白色恐怖有加无已,人民的爱国民主运动受到严厉的镇压。在杀人如草不闻声的时候,以宋庆龄夫人为首的中国民权保障同盟会在1933年1月宣告成立,鲁迅参加了干事会会议。每次开会鲁迅都必定出席,到了极紧张的时候,仅有五六人的会鲁迅也去了。最好也是最早的测验谁缺席呢?就是去了台湾、长住美国的林语堂。这时候他就在革命的行列里自行退缩起来了,后来连史沫特莱女士去拜访他,也被推出门外了。
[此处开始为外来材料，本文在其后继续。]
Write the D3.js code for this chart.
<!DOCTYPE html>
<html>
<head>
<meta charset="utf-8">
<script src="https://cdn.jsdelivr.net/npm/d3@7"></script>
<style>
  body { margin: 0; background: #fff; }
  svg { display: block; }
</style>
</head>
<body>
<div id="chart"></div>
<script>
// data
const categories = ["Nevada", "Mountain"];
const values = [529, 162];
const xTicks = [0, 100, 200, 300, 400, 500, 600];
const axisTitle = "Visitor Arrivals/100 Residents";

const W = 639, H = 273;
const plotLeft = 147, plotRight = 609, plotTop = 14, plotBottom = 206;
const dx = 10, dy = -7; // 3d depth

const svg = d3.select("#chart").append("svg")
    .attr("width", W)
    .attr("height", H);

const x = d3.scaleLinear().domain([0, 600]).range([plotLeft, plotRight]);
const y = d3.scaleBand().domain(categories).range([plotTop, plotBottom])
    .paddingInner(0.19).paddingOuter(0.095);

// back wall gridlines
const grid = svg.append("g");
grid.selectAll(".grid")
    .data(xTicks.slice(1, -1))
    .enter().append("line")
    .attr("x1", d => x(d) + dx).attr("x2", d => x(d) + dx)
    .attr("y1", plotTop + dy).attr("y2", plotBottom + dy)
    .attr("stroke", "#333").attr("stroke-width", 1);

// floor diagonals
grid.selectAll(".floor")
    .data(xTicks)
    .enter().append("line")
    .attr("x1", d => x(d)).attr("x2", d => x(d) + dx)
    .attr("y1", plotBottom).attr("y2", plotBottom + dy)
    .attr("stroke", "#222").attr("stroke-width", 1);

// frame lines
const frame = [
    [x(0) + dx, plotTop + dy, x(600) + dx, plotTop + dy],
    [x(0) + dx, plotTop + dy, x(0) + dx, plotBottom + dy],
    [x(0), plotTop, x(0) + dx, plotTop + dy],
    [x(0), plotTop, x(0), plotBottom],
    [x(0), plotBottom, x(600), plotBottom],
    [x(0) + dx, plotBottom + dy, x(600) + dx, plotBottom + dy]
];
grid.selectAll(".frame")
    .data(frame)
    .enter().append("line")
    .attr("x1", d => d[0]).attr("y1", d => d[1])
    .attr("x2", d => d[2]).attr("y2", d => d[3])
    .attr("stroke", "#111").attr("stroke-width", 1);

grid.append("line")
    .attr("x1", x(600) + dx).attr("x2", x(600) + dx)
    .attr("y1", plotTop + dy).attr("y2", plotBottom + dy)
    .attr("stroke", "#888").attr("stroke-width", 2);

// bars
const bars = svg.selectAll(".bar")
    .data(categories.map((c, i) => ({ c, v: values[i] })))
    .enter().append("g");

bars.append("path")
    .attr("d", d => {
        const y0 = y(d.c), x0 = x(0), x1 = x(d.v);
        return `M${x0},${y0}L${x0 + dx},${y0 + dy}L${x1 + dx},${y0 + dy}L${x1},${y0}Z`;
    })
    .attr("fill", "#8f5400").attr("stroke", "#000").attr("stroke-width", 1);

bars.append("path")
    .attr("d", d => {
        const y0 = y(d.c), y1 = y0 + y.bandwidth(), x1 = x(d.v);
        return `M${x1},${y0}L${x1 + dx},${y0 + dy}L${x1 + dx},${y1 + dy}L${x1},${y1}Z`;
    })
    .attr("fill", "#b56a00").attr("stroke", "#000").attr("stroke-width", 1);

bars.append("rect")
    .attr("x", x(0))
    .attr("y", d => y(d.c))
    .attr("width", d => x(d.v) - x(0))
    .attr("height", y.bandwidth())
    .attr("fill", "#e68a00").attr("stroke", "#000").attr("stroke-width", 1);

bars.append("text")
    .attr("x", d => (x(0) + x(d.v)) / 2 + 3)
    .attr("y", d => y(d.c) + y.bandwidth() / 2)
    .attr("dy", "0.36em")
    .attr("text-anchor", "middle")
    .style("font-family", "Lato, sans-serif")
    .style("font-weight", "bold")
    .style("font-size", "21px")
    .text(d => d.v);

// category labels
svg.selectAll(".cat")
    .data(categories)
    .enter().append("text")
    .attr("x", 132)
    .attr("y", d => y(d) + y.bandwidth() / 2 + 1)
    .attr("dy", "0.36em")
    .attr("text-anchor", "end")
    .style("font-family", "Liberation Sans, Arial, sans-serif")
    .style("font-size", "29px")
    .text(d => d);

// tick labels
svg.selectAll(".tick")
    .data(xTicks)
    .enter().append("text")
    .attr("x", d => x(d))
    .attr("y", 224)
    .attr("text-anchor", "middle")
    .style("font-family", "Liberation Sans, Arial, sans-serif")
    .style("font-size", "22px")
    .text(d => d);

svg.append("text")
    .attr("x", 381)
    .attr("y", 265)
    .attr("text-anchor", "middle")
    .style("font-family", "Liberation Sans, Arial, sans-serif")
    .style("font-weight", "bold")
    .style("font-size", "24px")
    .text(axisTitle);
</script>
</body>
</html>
真是一叶知秋,无怪其然的。

从到上海起,鲁迅在1926年就参加了中国共产党所发起组织的中国济难会以及1932年抗议日本帝国主义侵略中国的“一·二八”事件的“上海文化界告世界书”,和1932年12月“中国作家为中苏复交到苏联政府电”,和1933年8月的“欢迎反战大会国际代表宣言”,及“庆祝中国工农红军长征胜利”,以及向德国大使馆递抗议书反对希特勒等的活动,鲁迅都踊跃参加。这时表示出他的认识明确而坚定,没有丝毫退缩与反顾于其间,一心一意,唯认准革命的目标前进不止。不惜擂起战鼓,自己和其他战士同其步伐前进,走向革命胜利的前夜。